When I was in London in 1975 I bought a copy of Religion and the Rebel from Foyles Bookstore after discovering about 20 copies of the 1st Edition abandoned and unloved on a bottom shelf in a dusty corner of the store (I have it in front of me now). It’s testimony to how savage the attack on CW’s book was at the time that 13 years later copies of it still couldn’t be moved.
What a great story. I wonder where the other 19 copies are?
Whoops. Got my math wrong. Should be 18 years since publication the books had been gathering dust.
I also made another curious discovery in Bangkok in the mid 80’s. A huge stack of CW’s Sex and the Intelligent Teenager published by Pyramid in paperback in 1968. The cover described it as “A modern sexual code for young adults”. I guess Thai youth didn’t see the need such a code given the number of copies left unsold after all those years. I gifted my copy to Howard Dossor who didn’t have it in his vast CW collection.

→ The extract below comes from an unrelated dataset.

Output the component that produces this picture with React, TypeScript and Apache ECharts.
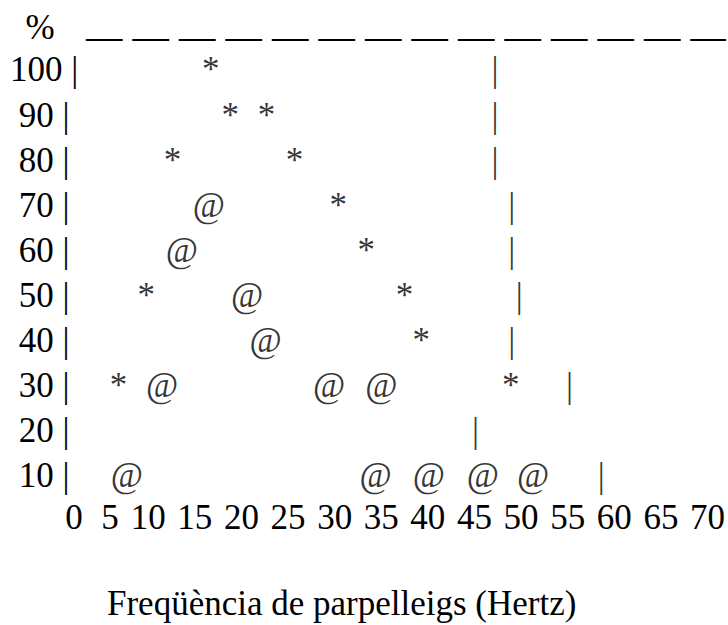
import React, { useEffect, useRef } from "react";
import * as echarts from "echarts";

// Percent rows (y axis) and frequency ticks (x axis)
const yTicks = [10, 20, 30, 40, 50, 60, 70, 80, 90, 100];
const xTicks = [0, 5, 10, 15, 20, 25, 30, 35, 40, 45, 50, 55, 60, 65, 70];

// "*" points: [frequency (Hz), percent]
const starPoints: [number, number][] = [
  [16.7, 100],
  [18.8, 90], [22.7, 90],
  [12.6, 80], [25.7, 80],
  [30.4, 70],
  [33.4, 60],
  [9.8, 50], [37.5, 50],
  [39.3, 40],
  [6.8, 30], [48.9, 30],
];

// "@" points: [frequency (Hz), percent]
const atPoints: [number, number][] = [
  [16.5, 70],
  [13.6, 60],
  [20.6, 50],
  [22.6, 40],
  [11.5, 30], [29.4, 30], [35.0, 30],
  [7.7, 10], [34.4, 10], [40.1, 10], [45.9, 10], [51.3, 10],
];

// "|" marks: [frequency (Hz), percent]
const barPoints: [number, number][] = [
  [47.2, 100], [47.2, 90], [47.2, 80], [49.0, 70], [49.0, 60],
  [49.8, 50], [49.0, 40], [55.2, 30], [45.1, 20], [58.6, 10],
];

const titleText = "Freqüència de parpelleigs (Hertz)";
const yName = "%";

const FONT = "Liberation Serif";
const FS = 35;

function charSeries(name: string, data: [number, number][], ch: string) {
  return {
    name,
    type: "scatter",
    data,
    symbol: "circle",
    symbolSize: 1,
    itemStyle: { color: "rgba(0,0,0,0)" },
    clip: false,
    silent: true,
    label: {
      show: true,
      position: "inside",
      formatter: () => ch,
      fontFamily: FONT,
      fontSize: FS,
      color: "#000",
      textBorderWidth: 0,
      align: "center",
      verticalAlign: "middle",
    },
  };
}

export default function App() {
  const ref = useRef<HTMLDivElement>(null);
  useEffect(() => {
    document.body.style.margin = "0";
    if (!ref.current) return;
    const chart = echarts.init(ref.current, undefined, { renderer: "svg" });
    chart.setOption({
      animation: false,
      backgroundColor: "#fff",
      title: {
        text: titleText,
        left: 107,
        top: 586,
        padding: 0,
        textStyle: { fontFamily: FONT, fontSize: FS, fontWeight: "normal", color: "#000" },
      },
      grid: { left: 55, right: 1.2, top: 33.8, bottom: 104, containLabel: false },
      xAxis: {
        type: "value",
        min: 0,
        max: 72,
        interval: 5,
        axisLine: { show: false },
        axisTick: { show: false },
        splitLine: { show: false },
        axisLabel: {
          margin: -4,
          verticalAlign: "middle",
          fontFamily: FONT,
          fontSize: FS,
          color: "#000",
          showMaxLabel: false,
          formatter: (v: number) => {
            if (!xTicks.includes(v)) return "";
            if (v === 0) return "{z|0}";
            if (v === 5) return "{f|5}";
            return "{n|" + v + "}";
          },
          rich: {
            z: { fontFamily: FONT, fontSize: FS, color: "#000", padding: [0, 0, 0, 38] },
            f: { fontFamily: FONT, fontSize: FS, color: "#000", padding: [0, 0, 0, 17] },
            n: { fontFamily: FONT, fontSize: FS, color: "#000" },
          },
        },
      },
      yAxis: {
        type: "value",
        min: 0,
        max: 108,
        interval: 10,
        name: yName,
        nameLocation: "end",
        nameGap: 6,
        nameTextStyle: {
          fontFamily: FONT,
          fontSize: FS,
          color: "#000",
          align: "center",
          verticalAlign: "middle",
          padding: [0, 30, 0, 0],
        },
        axisLine: { show: false },
        axisTick: { show: false },
        splitLine: { show: false },
        axisLabel: {
          margin: 45,
          align: "left",
          verticalAlign: "middle",
          fontFamily: FONT,
          fontSize: FS,
          color: "#000",
          showMaxLabel: false,
          formatter: (v: number) => {
            if (!yTicks.includes(v)) return "";
            return (v >= 100 ? "" : "\u00a0") + v + " |";
          },
        },
      },
      series: [
        {
          ...charSeries("star", starPoints, "*"),
          markLine: {
            silent: true,
            symbol: ["none", "none"],
            label: { show: false },
            lineStyle: { color: "#000", width: 2, type: [37, 9.5] },
            data: [[{ coord: [3.3, 106.6] }, { coord: [72, 106.6] }]],
          },
        },
        charSeries("at", atPoints, "@"),
        charSeries("bar", barPoints, "|"),
      ],
    });
    return () => chart.dispose();
  }, []);
  return <div ref={ref} style={{ width: 728, height: 625 }} />;
}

Just finished reading your fascinating and perceptive biography on Ouspensky. Not sure whether rigid mental discipline is the right path if it means sacrificing spontaneity. If humans are machines, then they are very subtle machines requiring a loving touch.
I wonder where those Pyramid Sex and the Intelligent Teenagers are now?
Probably in the same place where those missing socks go!